Analysis of genetic relationships among perennial and annual Cicer species growing in Turkey using RAPD markers

Sudupak M. A., Akkaya M., Kence A.

THEORETICAL AND APPLIED GENETICS, vol.105, no.8, pp.1220-1228, 2002 (SCI-Expanded) identifier identifier identifier

  • Publication Type: Article / Article
  • Volume: 105 Issue: 8
  • Publication Date: 2002
  • Doi Number: 10.1007/s00122-002-1060-8
  • Journal Indexes: Science Citation Index Expanded (SCI-EXPANDED), Scopus
  • Page Numbers: pp.1220-1228
  • Keywords: Cicer, RAPD, species relationship, chickpea, DNA variation, LINKAGE MAP, CONSTRUCTION, POLYMORPHISM, IMPROVEMENT, REVEALS
  • Yozgat Bozok University Affiliated: Yes


Random amplified polymorphic DNA (RAPD) fragments were used to assess genetic relationships among Cicer spp. growing in Turkey. Seven 10-mer primers selected from a 50 random oligonucleotide primer set, depending on their ability to amplify genomic DNA in all species, were used to detect RAPD variation in 43 wild and cultivated accessions representing ten species. These primers yielded 95 reproducible amplification products, 92 of which were polymorphic. Pairwise,genetic distances of accessions estimated according to Nei and Li (1979) were used to produce a dendrogram using UPGMA. The dendrogram contained two main clusters, one of which comprised accessions of the four perennial species (Cicer montbretii, Cicer isauricum, Cicer anatolicum and Cicer incisum) together with the accessions of the three annual species (Cicer pinnatifidum, Cicer judaicum and Cicer bijugum), and the other cluster included the remaining three annual species (Cicer echinospermum, Cicer reticulatum and Cicer arietinum).
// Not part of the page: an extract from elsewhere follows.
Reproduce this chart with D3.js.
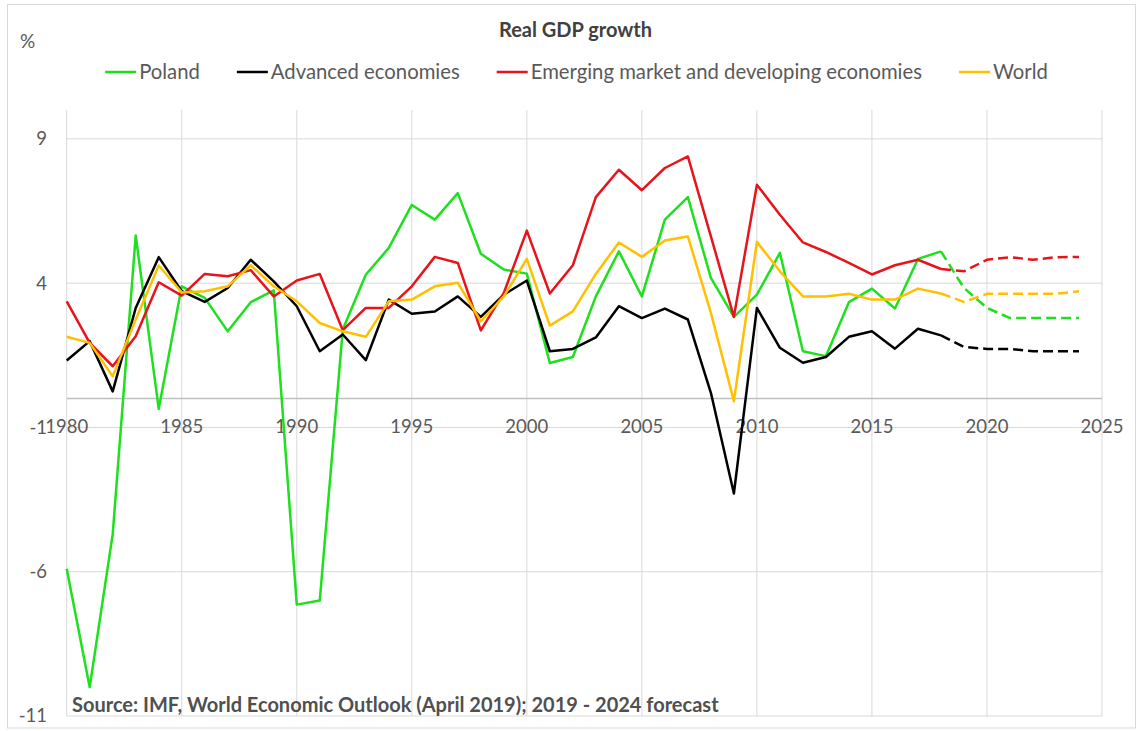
<!DOCTYPE html>
<html>
<head>
<meta charset="utf-8">
<title>Real GDP growth</title>
<script src="https://d3js.org/d3.v7.min.js"></script>
<style>
  body { margin: 0; background: #fff; }
  svg text { font-family: Lato, "Open Sans", sans-serif; fill: #595959; }
</style>
</head>
<body>
<svg id="chart" width="1137" height="731"></svg>
<script>
// ---- data ----
const years = [1980, 1981, 1982, 1983, 1984, 1985, 1986, 1987, 1988, 1989,
  1990, 1991, 1992, 1993, 1994, 1995, 1996, 1997, 1998, 1999,
  2000, 2001, 2002, 2003, 2004, 2005, 2006, 2007, 2008, 2009,
  2010, 2011, 2012, 2013, 2014, 2015, 2016, 2017, 2018, 2019,
  2020, 2021, 2022, 2023, 2024];
const poland = [-5.9, -10.0, -4.7, 5.65, -0.36, 3.89, 3.49, 2.33, 3.34, 3.75,
  -7.14, -7.0, 2.39, 4.29, 5.22, 6.71, 6.2, 7.12, 5.02, 4.47,
  4.33, 1.23, 1.44, 3.54, 5.1, 3.54, 6.2, 6.98, 4.18, 2.83,
  3.6, 5.05, 1.64, 1.47, 3.34, 3.81, 3.12, 4.84, 5.1, 3.83,
  3.14, 2.79, 2.79, 2.79, 2.79];
const advanced = [1.32, 1.99, 0.25, 3.14, 4.9, 3.72, 3.35, 3.83, 4.81, 4.06,
  3.2, 1.64, 2.22, 1.33, 3.43, 2.94, 3.02, 3.54, 2.83, 3.6,
  4.09, 1.64, 1.72, 2.12, 3.2, 2.79, 3.12, 2.74, 0.2, -3.29,
  3.14, 1.76, 1.24, 1.44, 2.14, 2.33, 1.73, 2.42, 2.19, 1.79,
  1.72, 1.72, 1.64, 1.64, 1.64];
const emerging = [3.37, 1.93, 1.12, 2.16, 4.03, 3.57, 4.32, 4.24, 4.45, 3.54,
  4.09, 4.32, 2.37, 3.14, 3.14, 3.89, 4.91, 4.7, 2.36, 3.66,
  5.82, 3.64, 4.62, 6.98, 7.93, 7.22, 7.99, 8.39, 5.62, 2.83,
  7.41, 6.37, 5.41, 5.08, 4.7, 4.3, 4.62, 4.81, 4.49, 4.41,
  4.81, 4.9, 4.81, 4.9, 4.91];
const world = [2.14, 1.93, 0.77, 2.74, 4.61, 3.68, 3.72, 3.89, 4.62, 3.89,
  3.37, 2.62, 2.33, 2.14, 3.37, 3.43, 3.89, 4.01, 2.68, 3.54,
  4.84, 2.53, 3.02, 4.32, 5.41, 4.91, 5.48, 5.62, 2.97, -0.09,
  5.43, 4.41, 3.54, 3.54, 3.63, 3.43, 3.43, 3.81, 3.64, 3.35,
  3.63, 3.63, 3.63, 3.63, 3.72];
const seriesNames = ['Poland', 'Advanced economies', 'Emerging market and developing economies', 'World'];
const seriesColors = ['#1ee01e', '#000000', '#e8131b', '#ffc000'];
const lastActual = 2018;
const yTicks = [-11, -6, -1, 4, 9];
const xTicks = [1980, 1985, 1990, 1995, 2000, 2005, 2010, 2015, 2020, 2025];

const svg = d3.select('#chart');

// outer frame
svg.append('rect')
  .attr('x', 7.5).attr('y', 4.5).attr('width', 1128).attr('height', 723.5)
  .attr('fill', '#fff').attr('stroke', '#d9d9d9');

const x = d3.scaleLinear().domain([1980, 2025]).range([66.7, 1102]);
const y = d3.scaleLinear().domain([-11, 10]).range([716, 110]);

// gridlines
const grid = svg.append('g');
grid.selectAll('.vg').data(xTicks).enter().append('line')
  .attr('x1', d => x(d)).attr('x2', d => x(d))
  .attr('y1', y(10)).attr('y2', y(-11))
  .attr('stroke', '#d9d9d9').attr('stroke-width', 1);
grid.selectAll('.hg').data(yTicks).enter().append('line')
  .attr('x1', x(1980)).attr('x2', x(2025))
  .attr('y1', d => y(d)).attr('y2', d => y(d))
  .attr('stroke', '#d9d9d9').attr('stroke-width', 1);
// horizontal axis at zero
svg.append('line')
  .attr('x1', x(1980)).attr('x2', x(2025))
  .attr('y1', y(0)).attr('y2', y(0))
  .attr('stroke', '#bfbfbf').attr('stroke-width', 1.5);

// y tick labels
svg.append('g').selectAll('text').data(yTicks).enter().append('text')
  .attr('x', 47).attr('y', d => y(d)).attr('dy', '0.35em')
  .attr('text-anchor', 'end').style('font-size', '18.5px')
  .text(d => d);

// x tick labels, placed below the zero axis
svg.append('g').selectAll('text').data(xTicks).enter().append('text')
  .attr('x', d => x(d)).attr('y', y(0) + 28).attr('dy', '0.35em')
  .attr('text-anchor', 'middle').style('font-size', '18.5px')
  .text(d => d);

// lines: solid up to lastActual, dashed after
const allSeries = [poland, advanced, emerging, world];
const line = d3.line().x(d => x(d.year)).y(d => y(d.value));
allSeries.forEach((vals, i) => {
  const pts = years.map((yr, j) => ({year: yr, value: vals[j]}));
  svg.append('path')
    .datum(pts.filter(p => p.year <= lastActual))
    .attr('d', line).attr('fill', 'none')
    .attr('stroke', seriesColors[i]).attr('stroke-width', 2.5)
    .attr('stroke-linejoin', 'round');
  svg.append('path')
    .datum(pts.filter(p => p.year >= lastActual))
    .attr('d', line).attr('fill', 'none')
    .attr('stroke', seriesColors[i]).attr('stroke-width', 2.5)
    .attr('stroke-dasharray', '10,5');
});

// title and unit
svg.append('text').attr('x', 575.5).attr('y', 30).attr('dy', '0.35em')
  .attr('text-anchor', 'middle')
  .style('font-size', '20px').style('font-weight', 'bold').style('fill', '#404040')
  .text('Real GDP growth');
svg.append('text').attr('x', 20).attr('y', 41).attr('dy', '0.35em')
  .style('font-size', '19px')
  .text('%');

// legend, laid out left to right and centred
const legend = svg.append('g');
let lx = 0;
seriesNames.forEach((name, i) => {
  const g = legend.append('g').attr('transform', `translate(${lx},72)`);
  g.append('line').attr('x1', 0).attr('x2', 31).attr('y1', 0).attr('y2', 0)
    .attr('stroke', seriesColors[i]).attr('stroke-width', 2.5);
  const t = g.append('text').attr('x', 34).attr('dy', '0.35em')
    .style('font-size', '20.3px').text(name);
  lx += 34 + t.node().getComputedTextLength() + 37;
});
const legendW = lx - 37;
legend.attr('transform', `translate(${576.5 - legendW / 2},0)`);

// source note
svg.append('text').attr('x', 72).attr('y', 705).attr('dy', '0.35em')
  .style('font-size', '20px').style('font-weight', 'bold').style('fill', '#505050')
  .text('Source: IMF, World Economic Outlook (April 2019); 2019 - 2024 forecast');
</script>
</body>
</html>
Analysis of RAPD variation showed that C. incisum is the most similar perennial species to annuals, and C. reticulatum is the closest annual species to chickpea. These results generally agree with our allozyme study which was carried out using same Cicer collection and previous studies of relationships among annual species. The results also show that RAPD markers can be used to distinguish Cicer species and to survey genetic variation and relationships among taxonomic units in this genus.